## START DATA EXTRACT
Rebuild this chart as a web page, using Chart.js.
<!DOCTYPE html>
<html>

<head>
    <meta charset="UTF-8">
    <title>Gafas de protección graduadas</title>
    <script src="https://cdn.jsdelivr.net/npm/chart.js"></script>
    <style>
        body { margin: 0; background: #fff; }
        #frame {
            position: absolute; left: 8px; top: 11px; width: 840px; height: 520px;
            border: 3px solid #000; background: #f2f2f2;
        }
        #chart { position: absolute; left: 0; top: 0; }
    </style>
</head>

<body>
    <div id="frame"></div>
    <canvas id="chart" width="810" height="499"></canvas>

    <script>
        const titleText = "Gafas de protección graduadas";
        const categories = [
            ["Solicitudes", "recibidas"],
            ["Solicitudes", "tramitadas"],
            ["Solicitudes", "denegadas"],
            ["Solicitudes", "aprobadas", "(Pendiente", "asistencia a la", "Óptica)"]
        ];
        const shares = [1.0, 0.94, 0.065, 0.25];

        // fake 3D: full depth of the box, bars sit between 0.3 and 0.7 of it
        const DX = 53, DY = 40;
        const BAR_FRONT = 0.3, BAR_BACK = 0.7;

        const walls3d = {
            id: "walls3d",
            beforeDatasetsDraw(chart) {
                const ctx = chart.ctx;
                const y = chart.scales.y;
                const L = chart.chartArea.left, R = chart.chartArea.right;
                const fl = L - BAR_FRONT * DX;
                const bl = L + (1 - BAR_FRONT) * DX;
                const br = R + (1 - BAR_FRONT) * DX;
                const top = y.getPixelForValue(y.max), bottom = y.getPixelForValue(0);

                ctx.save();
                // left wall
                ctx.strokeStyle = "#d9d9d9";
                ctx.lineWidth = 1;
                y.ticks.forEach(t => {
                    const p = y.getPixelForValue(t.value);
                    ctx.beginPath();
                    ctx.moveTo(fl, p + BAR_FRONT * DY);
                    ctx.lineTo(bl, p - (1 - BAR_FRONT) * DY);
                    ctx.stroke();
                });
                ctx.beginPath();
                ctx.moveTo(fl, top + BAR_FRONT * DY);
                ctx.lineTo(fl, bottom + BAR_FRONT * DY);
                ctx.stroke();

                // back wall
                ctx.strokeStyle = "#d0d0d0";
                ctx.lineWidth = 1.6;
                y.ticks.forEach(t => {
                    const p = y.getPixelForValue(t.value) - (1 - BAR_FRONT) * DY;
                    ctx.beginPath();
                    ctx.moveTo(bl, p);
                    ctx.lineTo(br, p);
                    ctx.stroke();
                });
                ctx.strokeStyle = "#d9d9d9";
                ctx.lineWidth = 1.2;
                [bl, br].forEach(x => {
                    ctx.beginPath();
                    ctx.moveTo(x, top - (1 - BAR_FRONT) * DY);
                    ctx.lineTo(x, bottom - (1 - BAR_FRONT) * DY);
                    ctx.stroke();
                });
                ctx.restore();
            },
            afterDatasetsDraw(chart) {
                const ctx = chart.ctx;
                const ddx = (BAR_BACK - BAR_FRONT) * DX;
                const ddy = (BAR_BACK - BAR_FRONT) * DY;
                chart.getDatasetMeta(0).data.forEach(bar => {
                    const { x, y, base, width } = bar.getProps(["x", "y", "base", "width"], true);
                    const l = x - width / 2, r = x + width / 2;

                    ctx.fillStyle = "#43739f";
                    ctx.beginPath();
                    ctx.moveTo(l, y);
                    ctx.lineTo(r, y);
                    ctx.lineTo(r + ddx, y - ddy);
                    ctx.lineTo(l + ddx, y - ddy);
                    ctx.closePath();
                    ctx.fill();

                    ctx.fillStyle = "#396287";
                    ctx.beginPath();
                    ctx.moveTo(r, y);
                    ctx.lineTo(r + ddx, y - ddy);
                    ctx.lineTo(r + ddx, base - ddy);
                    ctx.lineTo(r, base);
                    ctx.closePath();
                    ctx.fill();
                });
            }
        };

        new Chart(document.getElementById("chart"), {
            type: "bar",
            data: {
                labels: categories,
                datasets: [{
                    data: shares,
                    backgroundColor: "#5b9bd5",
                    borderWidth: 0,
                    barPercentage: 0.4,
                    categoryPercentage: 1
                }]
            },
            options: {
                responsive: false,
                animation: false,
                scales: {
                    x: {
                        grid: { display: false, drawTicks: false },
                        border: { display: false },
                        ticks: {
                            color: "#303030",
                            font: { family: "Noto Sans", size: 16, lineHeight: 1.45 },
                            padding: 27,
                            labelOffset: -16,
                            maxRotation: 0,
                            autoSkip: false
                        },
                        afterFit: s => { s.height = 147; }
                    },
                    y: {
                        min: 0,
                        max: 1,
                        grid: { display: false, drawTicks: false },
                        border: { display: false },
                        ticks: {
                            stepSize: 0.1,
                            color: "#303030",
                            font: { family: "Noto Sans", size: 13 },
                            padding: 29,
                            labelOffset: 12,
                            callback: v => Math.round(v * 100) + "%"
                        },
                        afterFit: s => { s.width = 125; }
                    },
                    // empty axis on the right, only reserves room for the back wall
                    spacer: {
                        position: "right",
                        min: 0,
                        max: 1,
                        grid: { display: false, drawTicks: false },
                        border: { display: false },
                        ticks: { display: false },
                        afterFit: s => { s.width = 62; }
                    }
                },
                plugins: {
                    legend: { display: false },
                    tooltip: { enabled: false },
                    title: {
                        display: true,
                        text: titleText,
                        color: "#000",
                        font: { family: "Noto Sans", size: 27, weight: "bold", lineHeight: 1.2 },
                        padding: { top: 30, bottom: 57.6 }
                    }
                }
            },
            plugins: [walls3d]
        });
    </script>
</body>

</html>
## END DATA EXTRACT
● **STATED TASK**
Restate the first line and every line after it, word for word, stopping once the line with "const shares = [1.0, 0.94, 0.065, 0.25];" is done.

● **FINAL ANSWER**
Rebuild this chart as a web page, using Chart.js.
<!DOCTYPE html>
<html>

<head>
    <meta charset="UTF-8">
    <title>Gafas de protección graduadas</title>
    <script src="https://cdn.jsdelivr.net/npm/chart.js"></script>
    <style>
        body { margin: 0; background: #fff; }
        #frame {
            position: absolute; left: 8px; top: 11px; width: 840px; height: 520px;
            border: 3px solid #000; background: #f2f2f2;
        }
        #chart { position: absolute; left: 0; top: 0; }
    </style>
</head>

<body>
    <div id="frame"></div>
    <canvas id="chart" width="810" height="499"></canvas>

    <script>
        const titleText = "Gafas de protección graduadas";
        const categories = [
            ["Solicitudes", "recibidas"],
            ["Solicitudes", "tramitadas"],
            ["Solicitudes", "denegadas"],
            ["Solicitudes", "aprobadas", "(Pendiente", "asistencia a la", "Óptica)"]
        ];
        const shares = [1.0, 0.94, 0.065, 0.25];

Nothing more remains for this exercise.